WHAT IS ASKED →
All records must be quoted exactly. Omit the pictures.

(begin)

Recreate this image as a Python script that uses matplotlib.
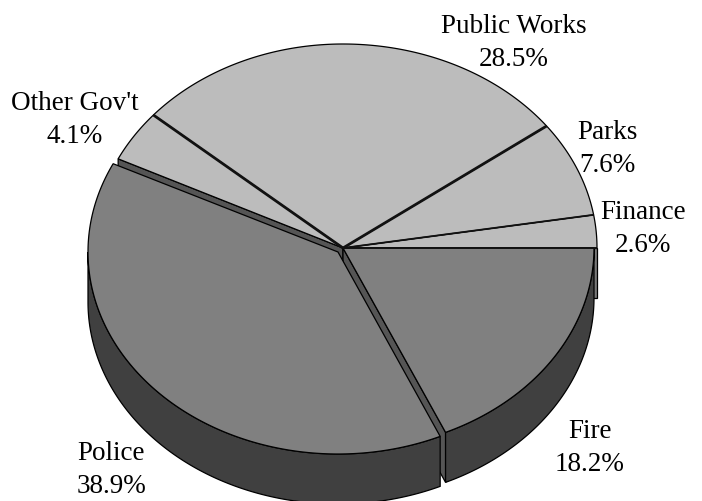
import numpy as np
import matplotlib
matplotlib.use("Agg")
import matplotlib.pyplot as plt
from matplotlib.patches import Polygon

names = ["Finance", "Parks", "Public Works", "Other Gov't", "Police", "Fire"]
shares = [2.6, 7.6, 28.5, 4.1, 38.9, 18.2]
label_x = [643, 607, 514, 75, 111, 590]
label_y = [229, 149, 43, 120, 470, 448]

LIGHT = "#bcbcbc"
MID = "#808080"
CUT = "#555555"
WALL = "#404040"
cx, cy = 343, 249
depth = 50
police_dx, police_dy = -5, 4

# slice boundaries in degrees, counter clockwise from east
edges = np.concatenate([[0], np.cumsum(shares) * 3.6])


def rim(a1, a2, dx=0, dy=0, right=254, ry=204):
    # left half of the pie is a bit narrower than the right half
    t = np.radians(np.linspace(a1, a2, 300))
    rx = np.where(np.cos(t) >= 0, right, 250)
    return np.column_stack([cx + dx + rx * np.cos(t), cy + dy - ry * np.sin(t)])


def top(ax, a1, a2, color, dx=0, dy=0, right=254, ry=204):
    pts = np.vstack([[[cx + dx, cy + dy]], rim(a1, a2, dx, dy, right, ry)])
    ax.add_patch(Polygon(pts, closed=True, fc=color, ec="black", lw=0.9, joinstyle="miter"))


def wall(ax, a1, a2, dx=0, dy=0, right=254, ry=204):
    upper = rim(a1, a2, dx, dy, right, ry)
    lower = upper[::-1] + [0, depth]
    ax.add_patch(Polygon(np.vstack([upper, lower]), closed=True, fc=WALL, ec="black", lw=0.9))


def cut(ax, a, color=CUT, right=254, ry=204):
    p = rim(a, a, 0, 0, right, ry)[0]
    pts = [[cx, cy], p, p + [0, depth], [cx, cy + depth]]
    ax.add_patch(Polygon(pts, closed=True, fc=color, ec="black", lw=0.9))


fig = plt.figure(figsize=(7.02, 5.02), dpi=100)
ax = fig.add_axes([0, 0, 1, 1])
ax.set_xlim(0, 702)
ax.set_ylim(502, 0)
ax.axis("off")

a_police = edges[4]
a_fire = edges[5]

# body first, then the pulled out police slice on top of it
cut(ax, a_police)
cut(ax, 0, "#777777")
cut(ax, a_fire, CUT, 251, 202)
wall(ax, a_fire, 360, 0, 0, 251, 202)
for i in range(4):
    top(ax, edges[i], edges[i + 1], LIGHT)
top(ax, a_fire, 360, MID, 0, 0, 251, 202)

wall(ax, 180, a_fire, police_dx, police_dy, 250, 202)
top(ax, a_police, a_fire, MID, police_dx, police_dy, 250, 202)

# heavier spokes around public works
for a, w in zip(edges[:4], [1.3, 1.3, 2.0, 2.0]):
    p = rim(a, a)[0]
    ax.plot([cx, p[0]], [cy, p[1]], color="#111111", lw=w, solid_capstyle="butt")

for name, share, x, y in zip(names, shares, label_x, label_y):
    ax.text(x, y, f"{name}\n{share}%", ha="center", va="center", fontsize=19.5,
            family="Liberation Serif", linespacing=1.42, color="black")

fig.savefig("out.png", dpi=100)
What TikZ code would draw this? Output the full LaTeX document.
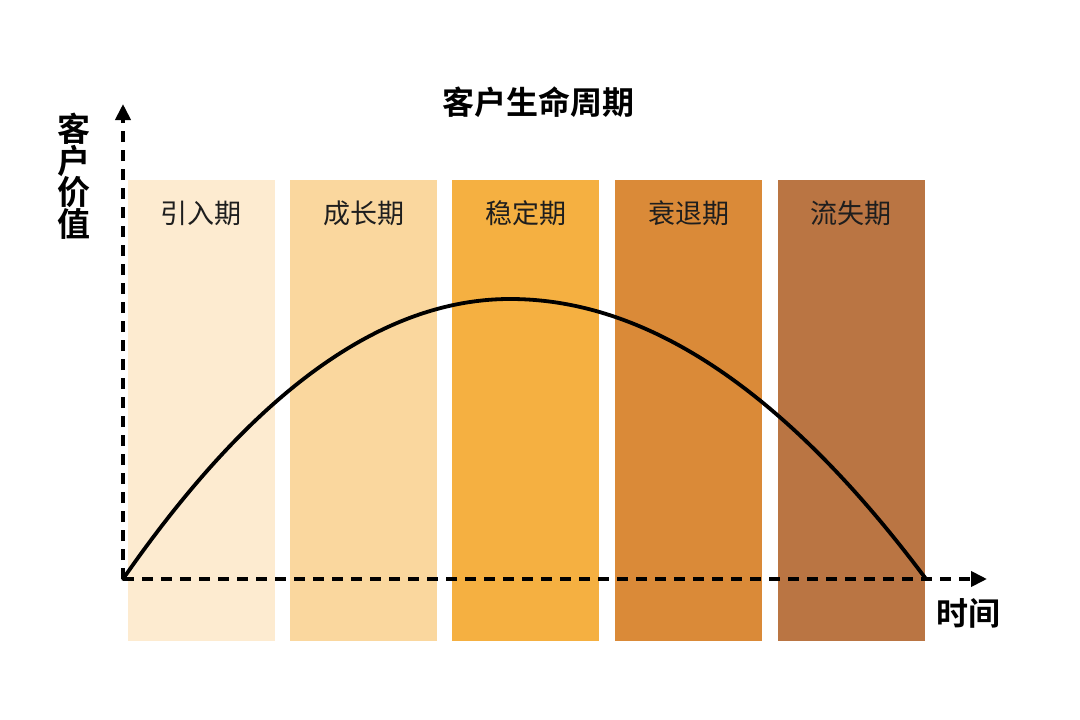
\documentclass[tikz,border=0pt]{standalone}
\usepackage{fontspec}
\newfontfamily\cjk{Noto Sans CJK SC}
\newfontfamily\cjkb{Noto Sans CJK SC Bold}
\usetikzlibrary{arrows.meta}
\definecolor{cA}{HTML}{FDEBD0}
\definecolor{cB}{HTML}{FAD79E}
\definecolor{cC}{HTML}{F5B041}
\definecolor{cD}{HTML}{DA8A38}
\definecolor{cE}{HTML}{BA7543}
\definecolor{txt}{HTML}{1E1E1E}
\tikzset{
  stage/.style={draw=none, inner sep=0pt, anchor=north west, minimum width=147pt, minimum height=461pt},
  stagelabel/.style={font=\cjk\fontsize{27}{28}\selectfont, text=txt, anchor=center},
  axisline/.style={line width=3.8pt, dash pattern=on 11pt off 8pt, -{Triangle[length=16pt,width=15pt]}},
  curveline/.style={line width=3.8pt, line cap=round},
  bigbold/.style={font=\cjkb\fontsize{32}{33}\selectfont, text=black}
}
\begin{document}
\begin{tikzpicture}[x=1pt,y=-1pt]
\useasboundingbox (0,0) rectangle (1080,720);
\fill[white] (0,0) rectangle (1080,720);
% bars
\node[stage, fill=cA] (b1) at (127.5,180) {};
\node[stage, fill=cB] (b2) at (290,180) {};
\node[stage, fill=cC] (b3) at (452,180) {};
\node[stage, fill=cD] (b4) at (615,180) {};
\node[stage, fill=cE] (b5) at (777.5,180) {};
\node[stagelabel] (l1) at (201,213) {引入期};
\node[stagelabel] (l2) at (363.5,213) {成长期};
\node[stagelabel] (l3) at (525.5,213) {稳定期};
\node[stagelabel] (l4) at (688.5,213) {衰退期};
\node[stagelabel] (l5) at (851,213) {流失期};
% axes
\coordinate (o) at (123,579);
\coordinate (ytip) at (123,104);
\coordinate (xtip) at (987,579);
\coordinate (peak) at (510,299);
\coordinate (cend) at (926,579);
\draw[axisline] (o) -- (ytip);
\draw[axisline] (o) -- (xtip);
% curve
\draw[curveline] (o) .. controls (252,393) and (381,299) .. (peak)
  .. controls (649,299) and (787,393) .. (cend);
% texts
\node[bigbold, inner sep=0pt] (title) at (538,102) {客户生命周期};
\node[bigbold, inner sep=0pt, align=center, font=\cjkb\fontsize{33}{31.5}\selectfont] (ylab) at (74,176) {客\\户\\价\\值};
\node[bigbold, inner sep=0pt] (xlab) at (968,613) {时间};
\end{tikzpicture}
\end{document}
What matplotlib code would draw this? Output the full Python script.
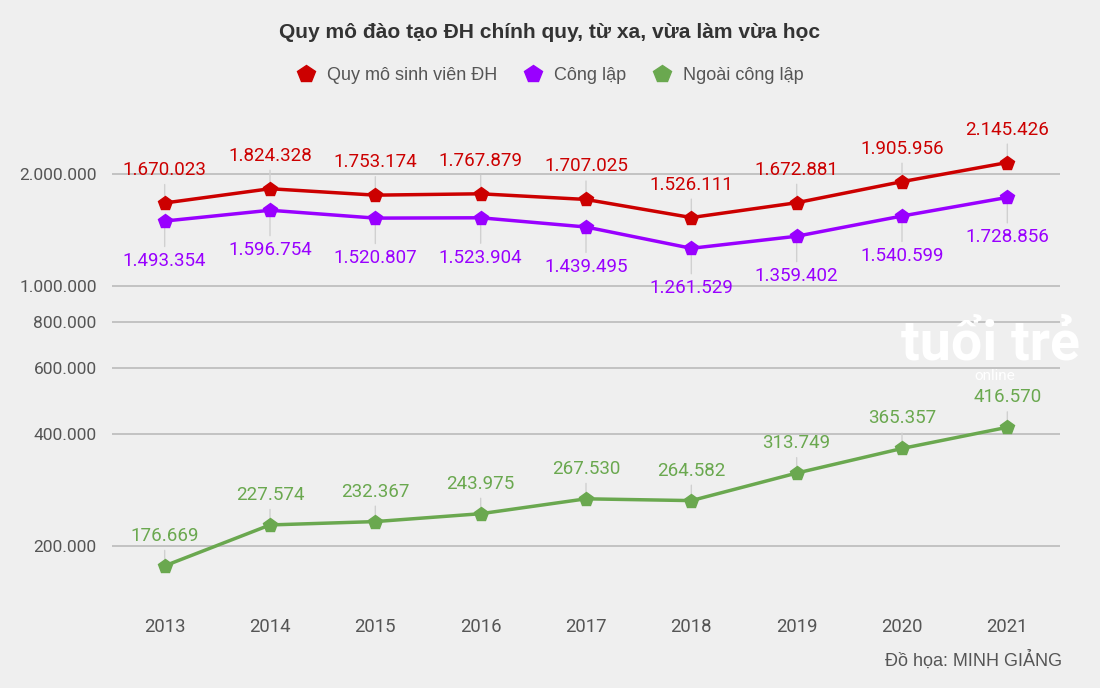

(end)

ANSWER BELOW →
Recreate this image as a Python script that uses matplotlib.
import numpy as np
import matplotlib
matplotlib.use("Agg")
import matplotlib.pyplot as plt
from matplotlib.patches import Polygon

names = ["Finance", "Parks", "Public Works", "Other Gov't", "Police", "Fire"]
shares = [2.6, 7.6, 28.5, 4.1, 38.9, 18.2]
label_x = [643, 607, 514, 75, 111, 590]
label_y = [229, 149, 43, 120, 470, 448]

LIGHT = "#bcbcbc"
MID = "#808080"
CUT = "#555555"
WALL = "#404040"
cx, cy = 343, 249
depth = 50
police_dx, police_dy = -5, 4

# slice boundaries in degrees, counter clockwise from east
edges = np.concatenate([[0], np.cumsum(shares) * 3.6])


def rim(a1, a2, dx=0, dy=0, right=254, ry=204):
    # left half of the pie is a bit narrower than the right half
    t = np.radians(np.linspace(a1, a2, 300))
    rx = np.where(np.cos(t) >= 0, right, 250)
    return np.column_stack([cx + dx + rx * np.cos(t), cy + dy - ry * np.sin(t)])


def top(ax, a1, a2, color, dx=0, dy=0, right=254, ry=204):
    pts = np.vstack([[[cx + dx, cy + dy]], rim(a1, a2, dx, dy, right, ry)])
    ax.add_patch(Polygon(pts, closed=True, fc=color, ec="black", lw=0.9, joinstyle="miter"))


def wall(ax, a1, a2, dx=0, dy=0, right=254, ry=204):
    upper = rim(a1, a2, dx, dy, right, ry)
    lower = upper[::-1] + [0, depth]
    ax.add_patch(Polygon(np.vstack([upper, lower]), closed=True, fc=WALL, ec="black", lw=0.9))


def cut(ax, a, color=CUT, right=254, ry=204):
    p = rim(a, a, 0, 0, right, ry)[0]
    pts = [[cx, cy], p, p + [0, depth], [cx, cy + depth]]
    ax.add_patch(Polygon(pts, closed=True, fc=color, ec="black", lw=0.9))


fig = plt.figure(figsize=(7.02, 5.02), dpi=100)
ax = fig.add_axes([0, 0, 1, 1])
ax.set_xlim(0, 702)
ax.set_ylim(502, 0)
ax.axis("off")

a_police = edges[4]
a_fire = edges[5]

# body first, then the pulled out police slice on top of it
cut(ax, a_police)
cut(ax, 0, "#777777")
cut(ax, a_fire, CUT, 251, 202)
wall(ax, a_fire, 360, 0, 0, 251, 202)
for i in range(4):
    top(ax, edges[i], edges[i + 1], LIGHT)
top(ax, a_fire, 360, MID, 0, 0, 251, 202)

wall(ax, 180, a_fire, police_dx, police_dy, 250, 202)
top(ax, a_police, a_fire, MID, police_dx, police_dy, 250, 202)

# heavier spokes around public works
for a, w in zip(edges[:4], [1.3, 1.3, 2.0, 2.0]):
    p = rim(a, a)[0]
    ax.plot([cx, p[0]], [cy, p[1]], color="#111111", lw=w, solid_capstyle="butt")

for name, share, x, y in zip(names, shares, label_x, label_y):
    ax.text(x, y, f"{name}\n{share}%", ha="center", va="center", fontsize=19.5,
            family="Liberation Serif", linespacing=1.42, color="black")

fig.savefig("out.png", dpi=100)
What TikZ code would draw this? Output the full LaTeX document.
\documentclass[tikz,border=0pt]{standalone}
\usepackage{fontspec}
\newfontfamily\cjk{Noto Sans CJK SC}
\newfontfamily\cjkb{Noto Sans CJK SC Bold}
\usetikzlibrary{arrows.meta}
\definecolor{cA}{HTML}{FDEBD0}
\definecolor{cB}{HTML}{FAD79E}
\definecolor{cC}{HTML}{F5B041}
\definecolor{cD}{HTML}{DA8A38}
\definecolor{cE}{HTML}{BA7543}
\definecolor{txt}{HTML}{1E1E1E}
\tikzset{
  stage/.style={draw=none, inner sep=0pt, anchor=north west, minimum width=147pt, minimum height=461pt},
  stagelabel/.style={font=\cjk\fontsize{27}{28}\selectfont, text=txt, anchor=center},
  axisline/.style={line width=3.8pt, dash pattern=on 11pt off 8pt, -{Triangle[length=16pt,width=15pt]}},
  curveline/.style={line width=3.8pt, line cap=round},
  bigbold/.style={font=\cjkb\fontsize{32}{33}\selectfont, text=black}
}
\begin{document}
\begin{tikzpicture}[x=1pt,y=-1pt]
\useasboundingbox (0,0) rectangle (1080,720);
\fill[white] (0,0) rectangle (1080,720);
% bars
\node[stage, fill=cA] (b1) at (127.5,180) {};
\node[stage, fill=cB] (b2) at (290,180) {};
\node[stage, fill=cC] (b3) at (452,180) {};
\node[stage, fill=cD] (b4) at (615,180) {};
\node[stage, fill=cE] (b5) at (777.5,180) {};
\node[stagelabel] (l1) at (201,213) {引入期};
\node[stagelabel] (l2) at (363.5,213) {成长期};
\node[stagelabel] (l3) at (525.5,213) {稳定期};
\node[stagelabel] (l4) at (688.5,213) {衰退期};
\node[stagelabel] (l5) at (851,213) {流失期};
% axes
\coordinate (o) at (123,579);
\coordinate (ytip) at (123,104);
\coordinate (xtip) at (987,579);
\coordinate (peak) at (510,299);
\coordinate (cend) at (926,579);
\draw[axisline] (o) -- (ytip);
\draw[axisline] (o) -- (xtip);
% curve
\draw[curveline] (o) .. controls (252,393) and (381,299) .. (peak)
  .. controls (649,299) and (787,393) .. (cend);
% texts
\node[bigbold, inner sep=0pt] (title) at (538,102) {客户生命周期};
\node[bigbold, inner sep=0pt, align=center, font=\cjkb\fontsize{33}{31.5}\selectfont] (ylab) at (74,176) {客\\户\\价\\值};
\node[bigbold, inner sep=0pt] (xlab) at (968,613) {时间};
\end{tikzpicture}
\end{document}
What matplotlib code would draw this? Output the full Python script.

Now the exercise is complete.